Are you hoping to send your child to college someday? Well, we hate to break it to you: That plan ain’t cheap. Tuition is on the rise, and prices will likely continue to escalate as your kids get older. But don’t throw up your hands in despair and decide to take out every loan under the sun just yet.
Instead, start by understanding approximately how much you need to save. The World’s Simplest College Cost Calculator at Savingforcollege.com is a good place to start. Then, review your college savings account options so you can find the best fit for your family (and your finances). With a little guidance, it can actually be easy. Yes, we’re shocked too.
529 college savings plans
A 529 plan is an education savings plan operated by a state or educational institution and intended to help families set aside funds for future college costs. The name comes from Section 529 of the Internal Revenue Code, which established these types of savings plans in 1996. The value of your fund fluctuates based on the market value of the investment.

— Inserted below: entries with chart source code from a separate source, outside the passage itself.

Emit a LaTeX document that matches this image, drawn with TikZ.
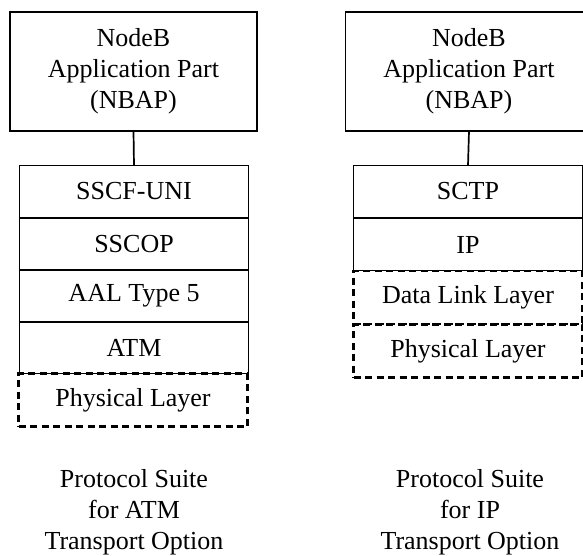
\documentclass[tikz,border=0pt]{standalone}
\usepackage{fontspec}
\setmainfont{Liberation Serif}
\begin{document}
\begin{tikzpicture}[x=1pt,y=-1pt,
  every node/.style={font=\fontsize{26}{31}\selectfont, inner sep=0pt, outer sep=0pt},
  appbox/.style={draw, line width=1.7pt, minimum width=247pt, minimum height=119pt, align=center},
  layer/.style={draw, line width=1.6pt, minimum width=229pt, minimum height=52pt},
  dlayer/.style={draw, line width=2.3pt, dash pattern=on 7pt off 4.5pt, minimum width=229pt, minimum height=53pt},
  caption/.style={align=center}]
\useasboundingbox (0,0) rectangle (583,555);
% left suite
\node[appbox] (lapp) at (133.5,71.5) {NodeB\\Application Part\\(NBAP)};
\node[dlayer] (lphy) at (133,400) {Physical Layer};
\node[layer] (lsscf) at (134,191.5) {SSCF-UNI};
\node[layer] (lsscop) at (134,244) {SSCOP};
\node[layer] (laal) at (134,296) {AAL Type 5};
\node[layer] (latm) at (134,347.5) {ATM};
\draw[line width=1.7pt] (lapp.south) -- (lsscf.north);
\node[caption] (lcap) at (134,512) {Protocol Suite\\for ATM\\Transport Option};
% right suite
\node[appbox] (rapp) at (469,71.5) {NodeB\\Application Part\\(NBAP)};
\node[dlayer] (rdl) at (468,297.5) {Data Link Layer};
\node[dlayer] (rphy) at (468,351) {Physical Layer};
\node[layer] (rsctp) at (468,191.5) {SCTP};
\node[layer] (rip) at (468,244.5) {IP};
\draw[line width=1.7pt] (rapp.south) -- (rsctp.north);
\node[caption] (rcap) at (470,512) {Protocol Suite\\for IP\\Transport Option};
\end{tikzpicture}
\end{document}
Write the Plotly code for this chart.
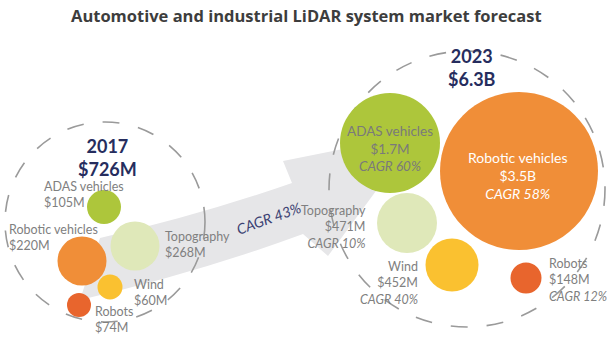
import plotly.graph_objects as go

# ---------------- data ----------------
title = "Automotive and industrial LiDAR system market forecast"
segments = ["ADAS vehicles", "Topography", "Robotic vehicles", "Wind", "Robots"]
value_2017 = [105, 268, 220, 60, 74]            # $M
label_2017 = ["$105M", "$268M", "$220M", "$60M", "$74M"]
value_2023 = [1700, 471, 3500, 452, 148]        # $M
label_2023 = ["$1.7M", "$471M", "$3.5B", "$452M", "$148M"]
cagr_2023 = [60, 10, 58, 40, 12]                # %
years = ["2017", "2023"]
totals = ["$726M", "$6.3B"]
overall_cagr = 43                               # %

# ---------------- layout (positions / sizes / styles) ----------------
W, H = 616, 337
colors = ["#adc63b", "#dfe8b9", "#f08e38", "#fac130", "#e8652d"]
pos_2017 = [(104, 207), (135, 246), (82, 261), (110, 287), (79, 305)]
diam_2017 = [34, 49, 49, 25, 24]
pos_2023 = [(390, 143), (407, 223), (519, 171), (452, 265), (526, 278)]
diam_2023 = [100, 60, 158, 53, 31]

lab_2017 = [(42, 194, "left"), (163, 244, "left"), (7, 237, "left"),
            (132, 292, "left"), (93, 319, "left")]
lab_2023 = [(390, 148, "center", 13.5, "#7a7a7a"), (368, 227, "right", 12.5, "#808080"),
            (518, 175, "center", 14, "#ffffff"), (420, 283, "right", 12.5, "#808080"),
            (547, 280, "left", 12.5, "#808080")]

FONT = "Lato"
GREY_TXT = "#808080"
NAVY = "#262d5e"

fig = go.Figure()

shapes = [
    dict(type="path", xref="x", yref="y", layer="below",
         path="M 80,300 Q 200,272 303,234 L 328,256 L 418,134 L 283,161 L 292,183 "
              "Q 200,215 100,238 Z",
         fillcolor="#e6e6e8", line=dict(width=0)),
]
for (cx, cy, r) in [(105, 222, 100), (467, 189, 138)]:
    shapes.append(dict(type="circle", xref="x", yref="y", layer="below",
                       x0=cx - r, x1=cx + r, y0=cy - r, y1=cy + r,
                       line=dict(color="#9a9a9a", width=1.6, dash="17px,19px"),
                       fillcolor="rgba(0,0,0,0)"))

for pos, diam, vals, yr in [(pos_2017, diam_2017, value_2017, years[0]),
                             (pos_2023, diam_2023, value_2023, years[1])]:
    fig.add_trace(go.Scatter(
        x=[p[0] for p in pos], y=[p[1] for p in pos], mode="markers",
        marker=dict(size=diam, color=colors, opacity=1, line=dict(width=0)),
        customdata=vals, name=yr, hoverinfo="skip", showlegend=False))

ann = []
ann.append(dict(x=306, y=15, text="<b>" + title + "</b>", showarrow=False,
                font=dict(family="Open Sans", size=16.5, color="#3d3d3d")))
for (x, y), yr, tot in zip([(107, 157), (472, 67)], years, totals):
    ann.append(dict(x=x, y=y, text=f"<b>{yr}<br>{tot}</b>", showarrow=False,
                    font=dict(family=FONT, size=18, color=NAVY), align="center"))

for seg, lab, (x, y, xa) in zip(segments, label_2017, lab_2017):
    ann.append(dict(x=x, y=y, text=f"{seg}<br>{lab}", showarrow=False, xanchor=xa,
                    yanchor="middle", align=xa,
                    font=dict(family=FONT, size=12.5, color=GREY_TXT)))
for seg, lab, cg, (x, y, xa, fs, col) in zip(segments, label_2023, cagr_2023, lab_2023):
    ann.append(dict(x=x, y=y, text=f"{seg}<br>{lab}<br><i>CAGR {cg}%</i>", showarrow=False,
                    xanchor=xa, yanchor="middle", align=xa,
                    font=dict(family=FONT, size=fs, color=col)))

ann.append(dict(x=268, y=218, text=f"<i>CAGR {overall_cagr}%</i>", showarrow=False,
                textangle=-20, font=dict(family=FONT, size=14.5, color="#3b4172")))

fig.update_layout(
    width=W, height=H, margin=dict(l=0, r=0, t=0, b=0),
    paper_bgcolor="white", plot_bgcolor="white",
    xaxis=dict(range=[0, W], visible=False, fixedrange=True),
    yaxis=dict(range=[H, 0], visible=False, fixedrange=True),
    shapes=shapes, annotations=ann, showlegend=False,
)
fig.write_html("out.html")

The State of College Savings survey, published in August 2012, showed that 30 percent of the 800 parents surveyed are investing in a 529 college savings plan. Tax-free benefits and the cost of college were cited as key motivations. According to the College Savings Foundation, the organization that conducted the survey, parents owning 529 plans are dramatically more successful at saving than those without.
There are three types of 529 plans:
529 savings plan
These function like a 401(k) or Roth IRA, investing your contributions into mutual funds or other investment options. Find a link to state 529 savings plans at FinAid.
529 prepaid tuition plan
These allow you to prepay the cost of in-state college tuition. The value can be transferred to private universities or out-of-state schools, but in some states, the full value cannot be transferred. Find a link to prepaid tuition plans at FinAid.
Private 529 plan
This plan allows you to prepay for future tuition at participating private colleges and universities at today’s prices. Learn more and see a list of participating educational institutions at Private College 529 Plan.
Coverdell education savings accounts
A Coverdell ESA lets parents contribute up to $2,000 per year into an account for future education expenses. Contributions are not deductible, but the account can grow tax-free until funds are withdrawn. If the funds are used for college expenses, the distributions will not be taxed. More information on this type of savings account is available at the IRS website.
College savings with insurance
There are some college savings plans that combine savings with life insurance in a single plan. You simply save a set amount of money each month for a set amount of time, and during that time frame, the parent receives life insurance coverage. The child can then use the funds from the plan to pay for college or pursue other dreams. This is a good option for individuals who don’t like the risk of 529 plans that could lose value if the stock market goes down.
In simple terms, custodial accounts are trusts for minors. The donor designates a trustee and the name and Social Security number of the minor. The minor takes possession of the investment upon turning 18 or 21, depending on the type of custodial account and the state where it is held. The value of a custodial account can have an impact on a student’s ability to qualify for financial aid, so make sure you understand your options if investing in a custodial account. Learn more about custodial accounts at FinAid.
How do I know where to start?
With so many different choices, it’s easy to get overwhelmed. But taking a close look at the pros and cons of each type of savings plan will ensure that hard-earned cash doesn’t go to penalties — and college-bound kiddos can use their accounts for exactly what they need, whether it’s room and board or that semester abroad. Of course, getting serious and enlisting the help of a pro is never a bad idea. A financial planner can discuss the finer points of each and every savings plan and help parents reach their goals without getting lost in a tangle of IRS laws, Sallie Mae jargon and trust fund rules and regulations.